* **Stated goal**
Please repeat, exactly and with nothing added, the lines running from the line that contains "Generate a Python" to the line that contains "plt.rcParams['font.family'] = ['Lato', 'DejaVu", both lines included.

* **Listing**
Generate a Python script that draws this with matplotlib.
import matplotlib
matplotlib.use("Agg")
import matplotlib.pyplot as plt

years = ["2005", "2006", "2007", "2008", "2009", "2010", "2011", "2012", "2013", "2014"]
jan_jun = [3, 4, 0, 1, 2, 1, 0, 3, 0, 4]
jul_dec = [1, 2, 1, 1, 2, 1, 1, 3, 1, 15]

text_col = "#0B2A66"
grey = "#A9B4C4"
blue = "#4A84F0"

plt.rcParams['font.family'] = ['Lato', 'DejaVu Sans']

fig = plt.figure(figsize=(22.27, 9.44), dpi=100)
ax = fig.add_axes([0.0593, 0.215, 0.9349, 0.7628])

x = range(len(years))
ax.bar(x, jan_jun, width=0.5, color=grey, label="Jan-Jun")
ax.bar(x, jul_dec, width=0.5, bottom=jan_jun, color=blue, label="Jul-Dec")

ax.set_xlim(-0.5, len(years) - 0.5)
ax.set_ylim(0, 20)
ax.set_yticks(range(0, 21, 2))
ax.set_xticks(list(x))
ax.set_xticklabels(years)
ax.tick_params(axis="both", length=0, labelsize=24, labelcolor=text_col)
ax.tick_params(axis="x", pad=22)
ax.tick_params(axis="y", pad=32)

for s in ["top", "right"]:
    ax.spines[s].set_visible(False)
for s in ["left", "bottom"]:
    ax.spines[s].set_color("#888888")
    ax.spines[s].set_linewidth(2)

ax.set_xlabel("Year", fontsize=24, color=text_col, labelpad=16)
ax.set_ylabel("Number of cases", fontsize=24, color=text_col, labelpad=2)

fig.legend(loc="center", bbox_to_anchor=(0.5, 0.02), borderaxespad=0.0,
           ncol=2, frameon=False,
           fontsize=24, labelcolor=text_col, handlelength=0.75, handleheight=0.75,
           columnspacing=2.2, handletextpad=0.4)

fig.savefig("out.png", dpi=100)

...

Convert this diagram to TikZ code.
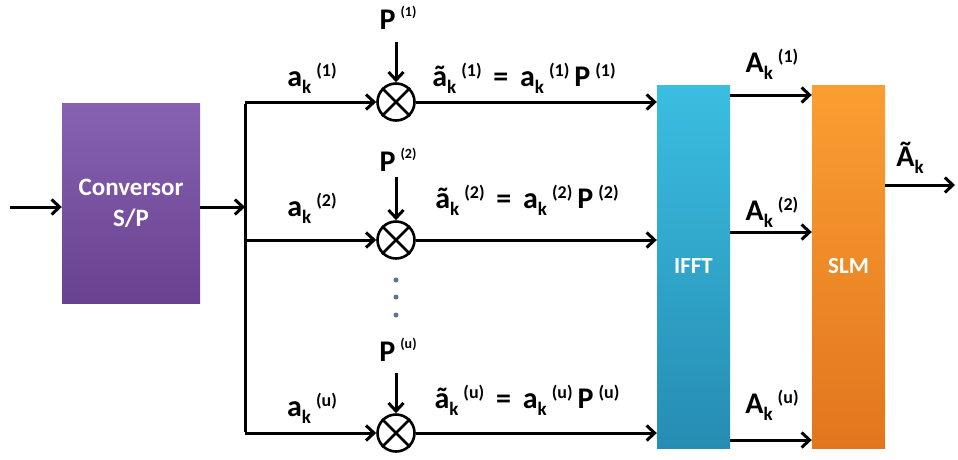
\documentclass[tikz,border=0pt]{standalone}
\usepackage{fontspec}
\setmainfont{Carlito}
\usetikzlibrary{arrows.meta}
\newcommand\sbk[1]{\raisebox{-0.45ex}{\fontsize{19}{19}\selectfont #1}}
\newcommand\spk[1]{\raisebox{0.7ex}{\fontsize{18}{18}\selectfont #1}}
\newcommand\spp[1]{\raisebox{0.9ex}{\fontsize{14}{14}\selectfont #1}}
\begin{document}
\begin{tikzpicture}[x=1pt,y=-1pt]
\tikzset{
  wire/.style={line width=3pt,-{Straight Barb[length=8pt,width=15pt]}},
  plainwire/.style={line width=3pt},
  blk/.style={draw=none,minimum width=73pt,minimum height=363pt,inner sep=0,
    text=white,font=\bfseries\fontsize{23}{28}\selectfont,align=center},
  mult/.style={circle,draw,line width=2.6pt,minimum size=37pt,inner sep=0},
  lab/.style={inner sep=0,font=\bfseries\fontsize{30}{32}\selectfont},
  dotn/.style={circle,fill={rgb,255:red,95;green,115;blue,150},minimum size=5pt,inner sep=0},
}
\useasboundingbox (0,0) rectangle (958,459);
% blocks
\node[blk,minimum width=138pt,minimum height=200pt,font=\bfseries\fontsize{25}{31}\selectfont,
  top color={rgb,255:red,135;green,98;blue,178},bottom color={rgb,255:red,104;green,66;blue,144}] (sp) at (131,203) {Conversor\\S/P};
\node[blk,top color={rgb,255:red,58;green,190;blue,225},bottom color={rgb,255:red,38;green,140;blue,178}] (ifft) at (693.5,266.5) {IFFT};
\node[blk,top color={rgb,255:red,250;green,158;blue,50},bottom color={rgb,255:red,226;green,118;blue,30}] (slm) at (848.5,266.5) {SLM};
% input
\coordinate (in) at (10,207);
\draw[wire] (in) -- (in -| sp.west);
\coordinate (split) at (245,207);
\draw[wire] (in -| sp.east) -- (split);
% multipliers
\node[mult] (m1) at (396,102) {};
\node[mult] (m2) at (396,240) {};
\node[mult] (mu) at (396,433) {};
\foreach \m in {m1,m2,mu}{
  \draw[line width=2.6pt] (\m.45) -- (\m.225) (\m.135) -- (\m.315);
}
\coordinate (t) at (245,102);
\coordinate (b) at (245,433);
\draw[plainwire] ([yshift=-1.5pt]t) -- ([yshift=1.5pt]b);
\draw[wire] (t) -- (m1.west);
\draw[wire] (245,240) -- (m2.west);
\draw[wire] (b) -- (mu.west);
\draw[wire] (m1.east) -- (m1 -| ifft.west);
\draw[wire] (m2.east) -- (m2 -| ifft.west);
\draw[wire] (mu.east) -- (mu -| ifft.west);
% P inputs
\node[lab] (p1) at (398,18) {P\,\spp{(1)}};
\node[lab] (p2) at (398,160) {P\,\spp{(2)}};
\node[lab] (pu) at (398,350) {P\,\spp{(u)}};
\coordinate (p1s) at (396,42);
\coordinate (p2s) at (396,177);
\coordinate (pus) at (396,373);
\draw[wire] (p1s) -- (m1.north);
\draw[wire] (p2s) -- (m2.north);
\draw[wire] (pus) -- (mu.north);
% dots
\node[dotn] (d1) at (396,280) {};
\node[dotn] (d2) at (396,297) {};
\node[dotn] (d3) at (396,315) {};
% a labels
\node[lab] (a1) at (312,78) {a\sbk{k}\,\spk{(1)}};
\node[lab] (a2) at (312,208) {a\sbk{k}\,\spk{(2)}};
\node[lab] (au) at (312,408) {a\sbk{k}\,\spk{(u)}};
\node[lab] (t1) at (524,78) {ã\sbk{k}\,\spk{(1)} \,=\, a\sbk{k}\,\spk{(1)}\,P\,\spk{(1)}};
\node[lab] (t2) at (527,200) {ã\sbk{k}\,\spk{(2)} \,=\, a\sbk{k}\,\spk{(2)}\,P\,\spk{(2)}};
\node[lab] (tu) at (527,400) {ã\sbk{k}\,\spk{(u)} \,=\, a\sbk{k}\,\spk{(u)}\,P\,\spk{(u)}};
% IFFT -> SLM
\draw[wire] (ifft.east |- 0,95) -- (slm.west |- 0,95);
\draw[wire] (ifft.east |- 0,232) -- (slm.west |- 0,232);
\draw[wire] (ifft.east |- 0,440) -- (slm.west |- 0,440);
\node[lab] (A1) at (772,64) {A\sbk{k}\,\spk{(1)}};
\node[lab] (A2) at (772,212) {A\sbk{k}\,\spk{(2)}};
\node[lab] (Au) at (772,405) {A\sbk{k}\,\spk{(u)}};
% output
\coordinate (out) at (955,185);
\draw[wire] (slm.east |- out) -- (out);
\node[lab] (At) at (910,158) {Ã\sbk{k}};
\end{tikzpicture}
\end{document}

---

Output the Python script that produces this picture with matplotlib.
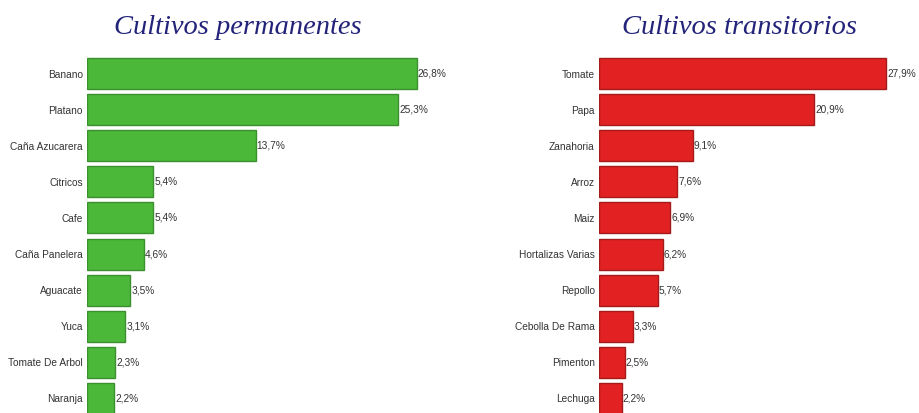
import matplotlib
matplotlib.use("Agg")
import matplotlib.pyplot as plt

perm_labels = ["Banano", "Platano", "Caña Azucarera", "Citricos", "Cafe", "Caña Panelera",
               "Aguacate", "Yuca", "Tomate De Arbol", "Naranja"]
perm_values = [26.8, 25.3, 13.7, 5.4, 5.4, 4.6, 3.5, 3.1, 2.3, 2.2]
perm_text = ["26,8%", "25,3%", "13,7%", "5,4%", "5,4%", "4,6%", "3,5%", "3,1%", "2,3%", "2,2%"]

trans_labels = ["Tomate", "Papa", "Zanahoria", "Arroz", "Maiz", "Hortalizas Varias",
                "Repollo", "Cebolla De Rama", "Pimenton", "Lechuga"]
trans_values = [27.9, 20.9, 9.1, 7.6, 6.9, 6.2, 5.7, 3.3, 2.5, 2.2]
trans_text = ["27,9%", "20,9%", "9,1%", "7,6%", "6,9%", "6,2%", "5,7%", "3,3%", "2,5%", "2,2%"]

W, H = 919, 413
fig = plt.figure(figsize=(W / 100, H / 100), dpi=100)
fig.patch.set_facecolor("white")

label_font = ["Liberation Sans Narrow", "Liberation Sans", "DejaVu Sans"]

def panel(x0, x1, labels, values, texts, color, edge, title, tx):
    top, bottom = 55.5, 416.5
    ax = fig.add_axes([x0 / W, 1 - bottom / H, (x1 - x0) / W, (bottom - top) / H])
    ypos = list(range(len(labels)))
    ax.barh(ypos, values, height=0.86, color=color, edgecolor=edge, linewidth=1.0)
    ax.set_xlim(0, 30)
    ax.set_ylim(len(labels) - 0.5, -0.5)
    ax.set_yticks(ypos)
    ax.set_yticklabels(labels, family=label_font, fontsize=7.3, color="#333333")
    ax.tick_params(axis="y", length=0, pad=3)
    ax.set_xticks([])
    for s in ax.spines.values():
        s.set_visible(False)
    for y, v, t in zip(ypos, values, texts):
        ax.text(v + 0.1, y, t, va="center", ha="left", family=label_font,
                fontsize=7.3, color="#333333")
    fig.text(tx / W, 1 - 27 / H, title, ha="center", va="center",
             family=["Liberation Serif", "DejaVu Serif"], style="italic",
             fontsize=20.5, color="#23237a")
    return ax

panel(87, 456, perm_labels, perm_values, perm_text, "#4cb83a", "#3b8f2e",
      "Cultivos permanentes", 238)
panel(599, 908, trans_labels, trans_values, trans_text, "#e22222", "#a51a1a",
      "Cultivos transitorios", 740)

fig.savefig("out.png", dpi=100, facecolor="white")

* **The solution**
Generate a Python script that draws this with matplotlib.
import matplotlib
matplotlib.use("Agg")
import matplotlib.pyplot as plt

years = ["2005", "2006", "2007", "2008", "2009", "2010", "2011", "2012", "2013", "2014"]
jan_jun = [3, 4, 0, 1, 2, 1, 0, 3, 0, 4]
jul_dec = [1, 2, 1, 1, 2, 1, 1, 3, 1, 15]

text_col = "#0B2A66"
grey = "#A9B4C4"
blue = "#4A84F0"

plt.rcParams['font.family'] = ['Lato', 'DejaVu Sans']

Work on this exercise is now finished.